**WORK TO COMPLETE**
From the listing below, count the lines where the string "matplotlib" occurs. Give the number, with no other words.

++++++++++++++++++++

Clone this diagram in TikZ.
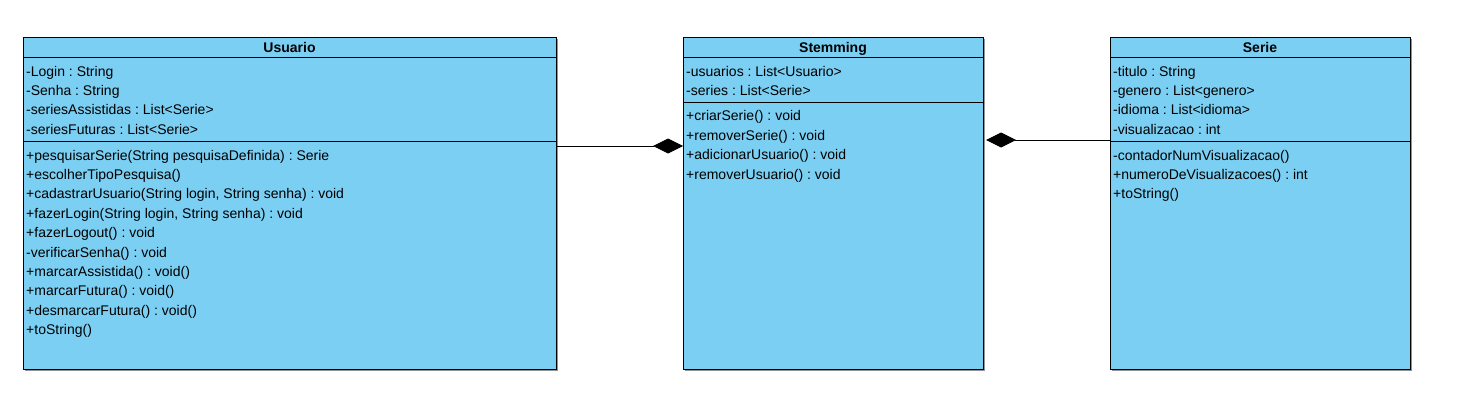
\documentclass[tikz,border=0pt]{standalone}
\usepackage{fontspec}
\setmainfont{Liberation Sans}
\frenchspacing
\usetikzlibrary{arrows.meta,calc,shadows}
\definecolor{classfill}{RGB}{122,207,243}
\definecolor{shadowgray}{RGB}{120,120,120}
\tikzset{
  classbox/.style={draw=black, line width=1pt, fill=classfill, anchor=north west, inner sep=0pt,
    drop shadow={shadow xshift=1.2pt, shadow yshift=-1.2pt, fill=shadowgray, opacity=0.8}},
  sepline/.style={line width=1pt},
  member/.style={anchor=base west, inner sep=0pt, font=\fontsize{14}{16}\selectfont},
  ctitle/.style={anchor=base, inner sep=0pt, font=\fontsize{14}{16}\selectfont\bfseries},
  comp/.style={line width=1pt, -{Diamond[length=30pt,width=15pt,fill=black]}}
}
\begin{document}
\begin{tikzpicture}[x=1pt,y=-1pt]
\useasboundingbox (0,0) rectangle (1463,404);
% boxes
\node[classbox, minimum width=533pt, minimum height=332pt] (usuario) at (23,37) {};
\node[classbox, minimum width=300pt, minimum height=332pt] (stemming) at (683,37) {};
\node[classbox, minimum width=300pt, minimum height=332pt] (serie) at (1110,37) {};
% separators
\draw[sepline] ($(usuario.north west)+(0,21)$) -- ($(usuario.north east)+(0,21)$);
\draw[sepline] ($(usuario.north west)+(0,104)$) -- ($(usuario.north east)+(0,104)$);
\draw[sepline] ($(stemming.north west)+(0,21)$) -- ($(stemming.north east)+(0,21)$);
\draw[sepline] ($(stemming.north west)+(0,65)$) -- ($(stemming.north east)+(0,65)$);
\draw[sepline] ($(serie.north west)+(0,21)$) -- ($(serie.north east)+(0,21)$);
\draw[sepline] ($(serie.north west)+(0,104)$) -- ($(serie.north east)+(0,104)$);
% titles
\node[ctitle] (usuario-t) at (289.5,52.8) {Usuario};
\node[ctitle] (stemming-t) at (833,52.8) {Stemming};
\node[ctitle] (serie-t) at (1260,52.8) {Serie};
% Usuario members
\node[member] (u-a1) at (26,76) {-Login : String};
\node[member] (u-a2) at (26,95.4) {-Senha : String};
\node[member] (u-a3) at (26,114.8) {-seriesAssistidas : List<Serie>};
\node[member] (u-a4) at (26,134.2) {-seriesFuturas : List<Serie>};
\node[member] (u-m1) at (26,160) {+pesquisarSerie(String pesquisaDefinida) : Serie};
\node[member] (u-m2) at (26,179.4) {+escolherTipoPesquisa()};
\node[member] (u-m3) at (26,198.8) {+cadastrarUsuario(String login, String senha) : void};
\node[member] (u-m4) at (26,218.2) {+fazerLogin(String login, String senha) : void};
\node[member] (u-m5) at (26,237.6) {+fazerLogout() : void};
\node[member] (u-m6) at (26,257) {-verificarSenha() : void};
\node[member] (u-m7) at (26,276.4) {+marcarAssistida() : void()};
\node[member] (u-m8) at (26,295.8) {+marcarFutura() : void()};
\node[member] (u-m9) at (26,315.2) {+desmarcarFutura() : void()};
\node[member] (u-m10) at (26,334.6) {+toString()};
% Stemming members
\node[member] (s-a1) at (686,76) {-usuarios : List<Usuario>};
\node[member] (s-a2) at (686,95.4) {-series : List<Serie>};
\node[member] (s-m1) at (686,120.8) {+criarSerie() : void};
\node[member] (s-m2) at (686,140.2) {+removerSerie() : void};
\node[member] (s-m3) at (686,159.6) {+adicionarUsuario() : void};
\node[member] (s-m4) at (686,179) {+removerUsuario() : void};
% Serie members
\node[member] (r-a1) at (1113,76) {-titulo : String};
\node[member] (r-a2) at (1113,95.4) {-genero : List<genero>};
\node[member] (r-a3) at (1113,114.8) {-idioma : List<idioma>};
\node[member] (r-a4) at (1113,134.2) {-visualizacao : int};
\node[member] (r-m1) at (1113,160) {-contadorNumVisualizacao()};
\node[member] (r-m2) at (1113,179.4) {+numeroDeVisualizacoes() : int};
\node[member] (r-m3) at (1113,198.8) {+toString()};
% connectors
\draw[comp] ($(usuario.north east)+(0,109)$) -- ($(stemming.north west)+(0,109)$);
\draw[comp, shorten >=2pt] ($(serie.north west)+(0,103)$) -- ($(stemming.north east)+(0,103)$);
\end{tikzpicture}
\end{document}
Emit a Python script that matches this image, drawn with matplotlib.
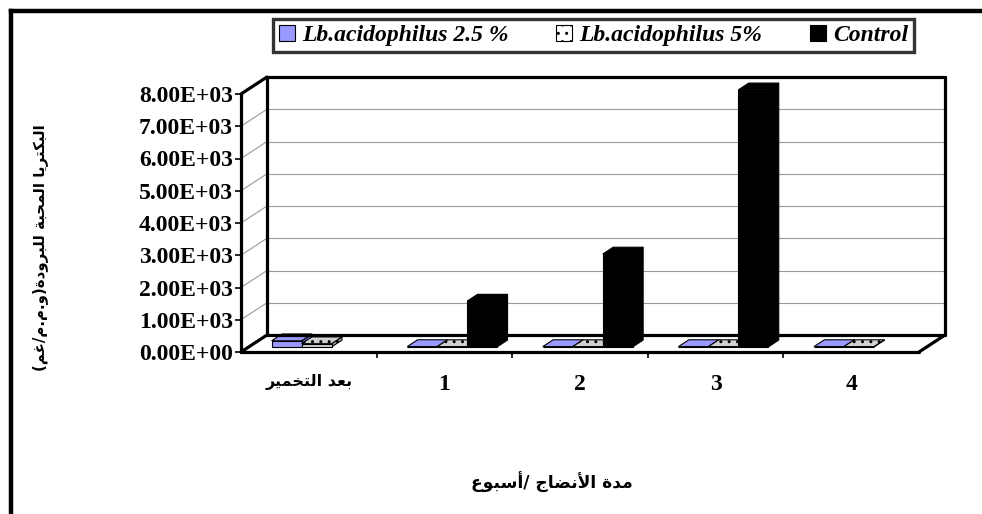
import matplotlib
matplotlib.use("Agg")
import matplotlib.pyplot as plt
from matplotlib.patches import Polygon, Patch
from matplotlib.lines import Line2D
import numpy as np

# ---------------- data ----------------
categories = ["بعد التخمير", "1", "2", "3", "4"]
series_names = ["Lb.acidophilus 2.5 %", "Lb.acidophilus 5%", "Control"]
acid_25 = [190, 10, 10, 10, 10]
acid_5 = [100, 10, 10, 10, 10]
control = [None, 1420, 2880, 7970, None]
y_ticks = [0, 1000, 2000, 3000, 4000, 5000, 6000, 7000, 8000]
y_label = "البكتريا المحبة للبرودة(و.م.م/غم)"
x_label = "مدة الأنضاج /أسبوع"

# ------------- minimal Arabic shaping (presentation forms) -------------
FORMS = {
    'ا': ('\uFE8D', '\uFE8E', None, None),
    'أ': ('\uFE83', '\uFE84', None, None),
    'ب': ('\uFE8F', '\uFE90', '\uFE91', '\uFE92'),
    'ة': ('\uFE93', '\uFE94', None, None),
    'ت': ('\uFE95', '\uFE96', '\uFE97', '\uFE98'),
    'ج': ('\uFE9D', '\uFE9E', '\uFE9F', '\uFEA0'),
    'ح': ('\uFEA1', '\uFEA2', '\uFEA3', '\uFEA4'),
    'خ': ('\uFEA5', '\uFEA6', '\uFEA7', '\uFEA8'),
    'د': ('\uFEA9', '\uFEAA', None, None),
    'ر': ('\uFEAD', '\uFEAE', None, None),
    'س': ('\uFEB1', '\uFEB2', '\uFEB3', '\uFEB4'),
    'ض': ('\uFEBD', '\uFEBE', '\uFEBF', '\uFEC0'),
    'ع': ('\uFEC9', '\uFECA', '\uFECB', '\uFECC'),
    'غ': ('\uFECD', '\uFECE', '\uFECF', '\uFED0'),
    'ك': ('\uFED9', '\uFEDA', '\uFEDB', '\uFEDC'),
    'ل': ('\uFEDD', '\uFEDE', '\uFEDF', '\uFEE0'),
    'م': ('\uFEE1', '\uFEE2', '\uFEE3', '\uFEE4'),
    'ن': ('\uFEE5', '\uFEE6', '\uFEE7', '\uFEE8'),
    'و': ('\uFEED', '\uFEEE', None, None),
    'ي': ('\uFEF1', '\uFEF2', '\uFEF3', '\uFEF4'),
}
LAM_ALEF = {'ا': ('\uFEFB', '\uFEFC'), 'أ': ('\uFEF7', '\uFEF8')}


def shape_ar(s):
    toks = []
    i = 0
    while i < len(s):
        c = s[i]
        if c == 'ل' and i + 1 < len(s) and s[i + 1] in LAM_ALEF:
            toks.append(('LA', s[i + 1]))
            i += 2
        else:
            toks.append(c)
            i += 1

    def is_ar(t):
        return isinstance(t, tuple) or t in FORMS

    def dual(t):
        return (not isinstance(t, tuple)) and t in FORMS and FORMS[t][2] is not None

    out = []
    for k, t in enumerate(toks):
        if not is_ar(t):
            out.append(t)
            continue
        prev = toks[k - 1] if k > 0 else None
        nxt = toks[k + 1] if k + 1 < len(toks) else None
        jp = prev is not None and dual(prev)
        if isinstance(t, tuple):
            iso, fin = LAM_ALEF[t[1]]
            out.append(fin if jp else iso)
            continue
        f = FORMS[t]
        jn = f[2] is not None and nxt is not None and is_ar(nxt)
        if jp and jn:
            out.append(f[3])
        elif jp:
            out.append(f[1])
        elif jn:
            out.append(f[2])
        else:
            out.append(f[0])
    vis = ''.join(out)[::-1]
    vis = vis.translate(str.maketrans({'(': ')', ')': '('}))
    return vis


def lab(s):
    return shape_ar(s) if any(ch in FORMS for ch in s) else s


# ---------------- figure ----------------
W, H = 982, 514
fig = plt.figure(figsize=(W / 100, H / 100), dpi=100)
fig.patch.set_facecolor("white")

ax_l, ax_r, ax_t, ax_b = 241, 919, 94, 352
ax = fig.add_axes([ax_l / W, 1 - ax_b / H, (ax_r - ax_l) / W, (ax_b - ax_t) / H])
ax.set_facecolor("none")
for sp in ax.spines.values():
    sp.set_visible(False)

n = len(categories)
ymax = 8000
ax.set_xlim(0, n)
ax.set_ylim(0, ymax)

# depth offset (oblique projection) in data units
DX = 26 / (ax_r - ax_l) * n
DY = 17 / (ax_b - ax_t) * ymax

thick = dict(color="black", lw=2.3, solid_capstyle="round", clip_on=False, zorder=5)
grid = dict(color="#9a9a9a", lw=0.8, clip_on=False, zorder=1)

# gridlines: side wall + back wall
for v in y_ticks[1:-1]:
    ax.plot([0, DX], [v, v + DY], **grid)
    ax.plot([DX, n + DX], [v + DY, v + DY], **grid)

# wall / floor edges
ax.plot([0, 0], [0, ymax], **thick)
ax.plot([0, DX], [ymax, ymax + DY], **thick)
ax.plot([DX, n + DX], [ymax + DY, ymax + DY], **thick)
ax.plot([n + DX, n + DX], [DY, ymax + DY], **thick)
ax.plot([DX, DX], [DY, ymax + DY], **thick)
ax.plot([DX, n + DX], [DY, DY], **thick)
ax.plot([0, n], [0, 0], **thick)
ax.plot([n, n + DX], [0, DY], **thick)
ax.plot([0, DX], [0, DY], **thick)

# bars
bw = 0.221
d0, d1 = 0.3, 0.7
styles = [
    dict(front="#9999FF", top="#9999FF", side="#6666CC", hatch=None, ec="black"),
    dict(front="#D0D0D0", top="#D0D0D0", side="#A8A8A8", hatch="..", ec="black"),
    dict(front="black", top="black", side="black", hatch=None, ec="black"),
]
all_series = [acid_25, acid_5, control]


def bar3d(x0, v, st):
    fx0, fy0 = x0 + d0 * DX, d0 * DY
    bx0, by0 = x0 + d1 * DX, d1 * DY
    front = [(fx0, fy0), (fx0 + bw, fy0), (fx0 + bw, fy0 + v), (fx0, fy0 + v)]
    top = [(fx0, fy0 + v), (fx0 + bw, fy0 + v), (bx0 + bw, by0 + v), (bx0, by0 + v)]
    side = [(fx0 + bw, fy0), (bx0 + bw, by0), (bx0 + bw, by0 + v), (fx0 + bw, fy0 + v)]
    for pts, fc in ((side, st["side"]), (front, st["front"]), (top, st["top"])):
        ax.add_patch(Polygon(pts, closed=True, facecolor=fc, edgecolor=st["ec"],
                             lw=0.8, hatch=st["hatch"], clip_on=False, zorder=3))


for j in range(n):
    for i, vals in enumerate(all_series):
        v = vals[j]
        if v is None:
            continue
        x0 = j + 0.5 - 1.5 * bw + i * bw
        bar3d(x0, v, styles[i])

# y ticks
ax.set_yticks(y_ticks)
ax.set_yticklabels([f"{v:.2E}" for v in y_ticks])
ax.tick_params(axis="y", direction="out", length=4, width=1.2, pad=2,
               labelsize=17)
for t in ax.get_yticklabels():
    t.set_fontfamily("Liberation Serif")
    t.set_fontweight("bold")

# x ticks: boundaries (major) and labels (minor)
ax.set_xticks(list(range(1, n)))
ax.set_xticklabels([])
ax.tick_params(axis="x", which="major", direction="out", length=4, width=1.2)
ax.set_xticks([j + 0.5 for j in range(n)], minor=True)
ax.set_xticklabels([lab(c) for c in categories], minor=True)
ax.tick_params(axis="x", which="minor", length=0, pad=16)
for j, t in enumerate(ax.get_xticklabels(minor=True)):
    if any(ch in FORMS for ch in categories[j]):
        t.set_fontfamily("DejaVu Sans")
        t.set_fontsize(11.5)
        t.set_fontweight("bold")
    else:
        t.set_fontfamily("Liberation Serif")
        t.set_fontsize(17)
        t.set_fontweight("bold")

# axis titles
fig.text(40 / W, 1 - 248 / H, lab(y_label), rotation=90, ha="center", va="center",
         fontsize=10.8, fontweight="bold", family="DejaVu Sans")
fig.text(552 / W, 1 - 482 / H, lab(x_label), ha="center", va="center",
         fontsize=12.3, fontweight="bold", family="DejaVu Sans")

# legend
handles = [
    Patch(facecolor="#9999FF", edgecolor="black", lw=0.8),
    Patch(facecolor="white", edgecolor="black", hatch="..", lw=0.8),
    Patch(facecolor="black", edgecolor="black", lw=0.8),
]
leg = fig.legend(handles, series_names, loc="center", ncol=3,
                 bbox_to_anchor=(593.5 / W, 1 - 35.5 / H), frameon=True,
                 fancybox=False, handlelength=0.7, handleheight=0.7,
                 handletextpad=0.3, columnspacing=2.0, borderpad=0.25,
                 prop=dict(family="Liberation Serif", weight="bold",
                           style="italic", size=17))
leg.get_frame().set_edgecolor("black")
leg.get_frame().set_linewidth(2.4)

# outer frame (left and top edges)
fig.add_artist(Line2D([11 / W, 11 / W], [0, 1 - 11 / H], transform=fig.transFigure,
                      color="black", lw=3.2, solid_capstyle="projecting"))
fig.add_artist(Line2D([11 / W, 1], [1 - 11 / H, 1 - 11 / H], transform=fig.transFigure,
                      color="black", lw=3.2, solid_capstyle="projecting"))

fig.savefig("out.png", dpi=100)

++++++++++++++++++++

**THE OUTPUT**
6